Sevyan Vainshtein, a Russian ethnographer and professor at the Institute of Ethnology and Anthropology of the Russian Academy of Sciences in Moscow, undertook several expeditions to study reindeer herders, including the Soyot, and published a number of works on the subject. He argued that Sayan reindeer-herding was "the oldest form of reindeer-herding" and associated with the earlier domestication of the reindeer of the Samoyedic taiga population. He went so far to propose the Sayan region as the origin of the economic and cultural complex of reindeer hunters-herdsmen seen among the Evenki groups and peoples of the Sayan area.

Daniel Plumely suggested that the Soyot, Tofalar, Tozhu Tuvans, and Dukha, may have all "traded, inter-married and related across the breadth and width of the Sayans."
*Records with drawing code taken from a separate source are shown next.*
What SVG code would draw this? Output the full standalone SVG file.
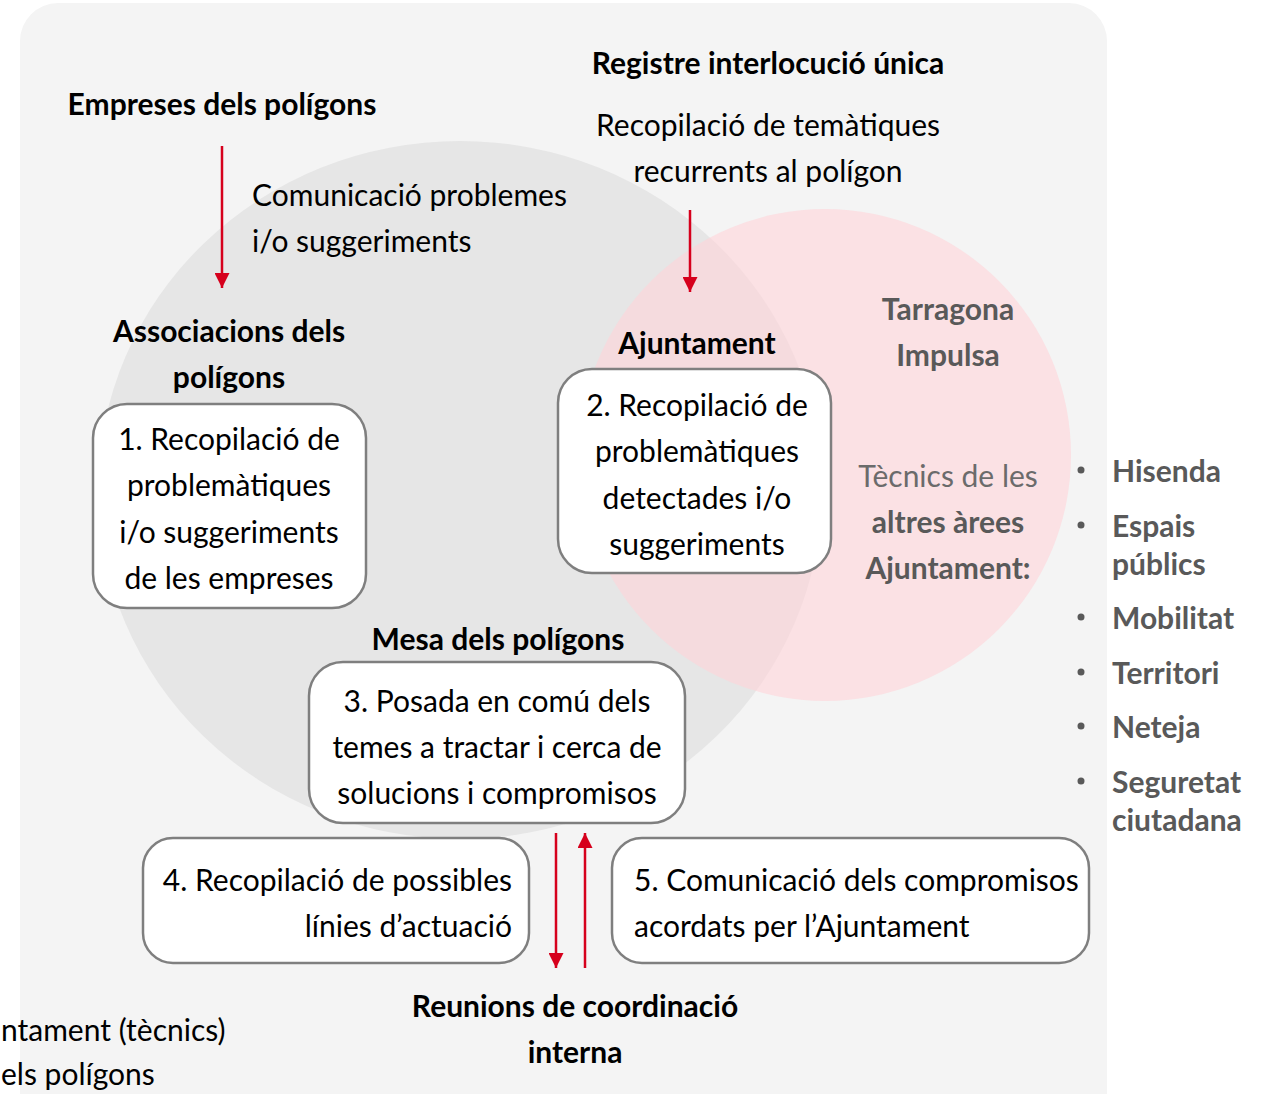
<svg xmlns="http://www.w3.org/2000/svg" width="1263" height="1094" viewBox="0 0 1263 1094">
<defs>
<style>
.t{font-family:Lato,"Open Sans","Liberation Sans",sans-serif;font-size:30px;fill:#000}
.b{font-weight:bold}
.g{fill:#595959}
.gl{fill:#6b6b6b}
.c{text-anchor:middle}
.e{text-anchor:end}
.box{fill:#fff;stroke:#7f7f7f;stroke-width:2.5}
.arr{stroke:#d6001c;stroke-width:2.5;fill:none}
</style>
<marker id="ah" viewBox="0 0 15 15" refX="15" refY="7.5" markerWidth="15" markerHeight="15" markerUnits="userSpaceOnUse" orient="auto">
<path d="M0,0 L15,7.5 L0,15 z" fill="#d6001c"/>
</marker>
</defs>
<rect x="0" y="0" width="1263" height="1094" fill="#fff"/>
<rect id="panel" x="20" y="3" width="1087" height="1130" rx="38" fill="#f4f4f4"/>
<ellipse id="circle-poligons" cx="460" cy="490" rx="362" ry="349" fill="#e6e6e6"/>
<circle id="circle-tarragona" cx="825" cy="455" r="246" fill="#ffd3d8" fill-opacity="0.6"/>

<g id="connectors">
<line class="arr" x1="222" y1="146" x2="222" y2="288" marker-end="url(#ah)"/>
<line class="arr" x1="690" y1="210" x2="690" y2="292" marker-end="url(#ah)"/>
<line class="arr" x1="556" y1="833" x2="556" y2="968" marker-end="url(#ah)"/>
<line class="arr" x1="585" y1="968" x2="585" y2="833" marker-end="url(#ah)"/>
</g>

<g id="empreses"><text class="t b c" x="222" y="115">Empreses dels polígons</text></g>
<g id="comunicacio">
<text class="t" x="252" y="206">Comunicació problemes</text>
<text class="t" x="252" y="252">i/o suggeriments</text>
</g>
<g id="registre">
<text class="t b c" x="768" y="74">Registre interlocució única</text>
<text class="t c" x="768" y="136">Recopilació de temàtiques</text>
<text class="t c" x="768" y="182">recurrents al polígon</text>
</g>
<g id="associacions">
<text class="t b c" x="229" y="342">Associacions dels</text>
<text class="t b c" x="229" y="388">polígons</text>
</g>
<g id="box1">
<rect class="box" x="93" y="404" width="273" height="204" rx="34"/>
<text class="t c" x="229" y="450">1. Recopilació de</text>
<text class="t c" x="229" y="496">problemàtiques</text>
<text class="t c" x="229" y="543">i/o suggeriments</text>
<text class="t c" x="229" y="589">de les empreses</text>
</g>
<g id="ajuntament"><text class="t b c" x="697" y="354">Ajuntament</text></g>
<g id="box2">
<rect class="box" x="558" y="369" width="273" height="204" rx="34"/>
<text class="t c" x="697" y="416">2. Recopilació de</text>
<text class="t c" x="697" y="462">problemàtiques</text>
<text class="t c" x="697" y="509">detectades i/o</text>
<text class="t c" x="697" y="555">suggeriments</text>
</g>
<g id="tarragona">
<text class="t b c g" x="948" y="320">Tarragona</text>
<text class="t b c g" x="948" y="366">Impulsa</text>
<text class="t c gl" x="948" y="487">Tècnics de les</text>
<text class="t b c g" x="948" y="533">altres àrees</text>
<text class="t b c g" x="948" y="579">Ajuntament:</text>
</g>
<g id="arees" fill="#595959">
<circle cx="1081" cy="470" r="3.5"/>
<circle cx="1081" cy="525" r="3.5"/>
<circle cx="1081" cy="617" r="3.5"/>
<circle cx="1081" cy="672" r="3.5"/>
<circle cx="1081" cy="726" r="3.5"/>
<circle cx="1081" cy="781" r="3.5"/>
<text class="t b g" x="1112" y="482">Hisenda</text>
<text class="t b g" x="1112" y="537">Espais</text>
<text class="t b g" x="1112" y="575">públics</text>
<text class="t b g" x="1112" y="629">Mobilitat</text>
<text class="t b g" x="1112" y="684">Territori</text>
<text class="t b g" x="1112" y="738">Neteja</text>
<text class="t b g" x="1112" y="793">Seguretat</text>
<text class="t b g" x="1112" y="831">ciutadana</text>
</g>
<g id="mesa"><text class="t b c" x="498" y="650">Mesa dels polígons</text></g>
<g id="box3">
<rect class="box" x="309" y="662" width="376" height="161" rx="34"/>
<text class="t c" x="497" y="712">3. Posada en comú dels</text>
<text class="t c" x="497" y="758">temes a tractar i cerca de</text>
<text class="t c" x="497" y="804">solucions i compromisos</text>
</g>
<g id="box4">
<rect class="box" x="143" y="838" width="386" height="125" rx="30"/>
<text class="t e" x="512" y="891">4. Recopilació de possibles</text>
<text class="t e" x="512" y="937">línies d’actuació</text>
</g>
<g id="box5">
<rect class="box" x="612" y="838" width="477" height="125" rx="30"/>
<text class="t" x="634" y="891">5. Comunicació dels compromisos</text>
<text class="t" x="634" y="937">acordats per l’Ajuntament</text>
</g>
<g id="reunions">
<text class="t b c" x="575" y="1017">Reunions de coordinació</text>
<text class="t b c" x="575" y="1063">interna</text>
</g>
<g id="overflow">
<text class="t" x="1" y="1041">ntament (tècnics)</text>
<text class="t" x="1" y="1085">els polígons</text>
</g>
</svg>
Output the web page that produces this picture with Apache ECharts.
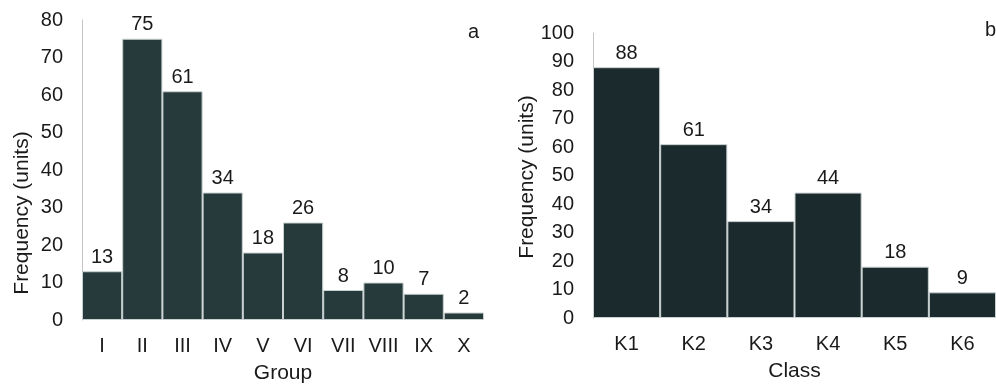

Though linguists may disagree on the nature of the differences between these peoples, the facts remain that their linguistic backgrounds are Turkic in origin, that their ecological habitats and the reindeer they raised nomadically are essentially the same. As the breadth of this region of the Sayans and into Hovsgol of Mongolia covers a distance of less than 800 kilometers – and the annual range territory of reindeer herds can be as much as several hundred kilometers in and of themselves – it is very possible that these people have traded, inter-married and related across the breadth and width of the Sayans – and that their languages and ancestry are all closely related to the old Tuvan language and possibly original heritage.
— Daniel Plumley

Part of the efforts to revive Soyot culture involve reintroducing reindeer-herding. In 1992, the region's administration, with the help of Ecologically Sustainable Development, a U.S. based NGO, purchased 63 reindeer from the neighboring Tofa and gave them to a Soyot cattle-breeding family living in an area where reindeer were traditionally herded. The family received two years of herder training from the Tofa, and were able to increase the reindeer herd to more than 100 head. Unfortunately, foreign support eventually dried up, and wolf predation and lack of experience from the Soyot herders led to the decline of the herd. In 1997, the 76 remaining deer were given to another family, which reorganized the herd with more care and vigilance, but a sudden episode of necrobacilliosis and frequent winter wolf attacks killed off more of the herd; in 1999 fewer than 60 reindeer remained, and only 12 survived a year later. In 2000, the reindeer-herding peoples of Mongolia and Russia were working on collaborative efforts to rebuild reindeer-herding. To date, there are approximately 20 Soyot engaged in reindeer-herding.

==Religion==
The religion and shamanistic practices of the Soyots show influence from both Khalkha Mongols and Altai Turkic peoples. They share many cultural and religious similarities with the Tofa people, some of which are not seen in neighboring Turkic peoples. Soyots have been exposed to Mongolian and Tibetan Buddhism since the mid 1700s, but many only began to properly follow Buddhism in the 1800s and 1900s. According to Rassadin, Buryat Buddhist lamas attempted to put an end to Soyot shamanism.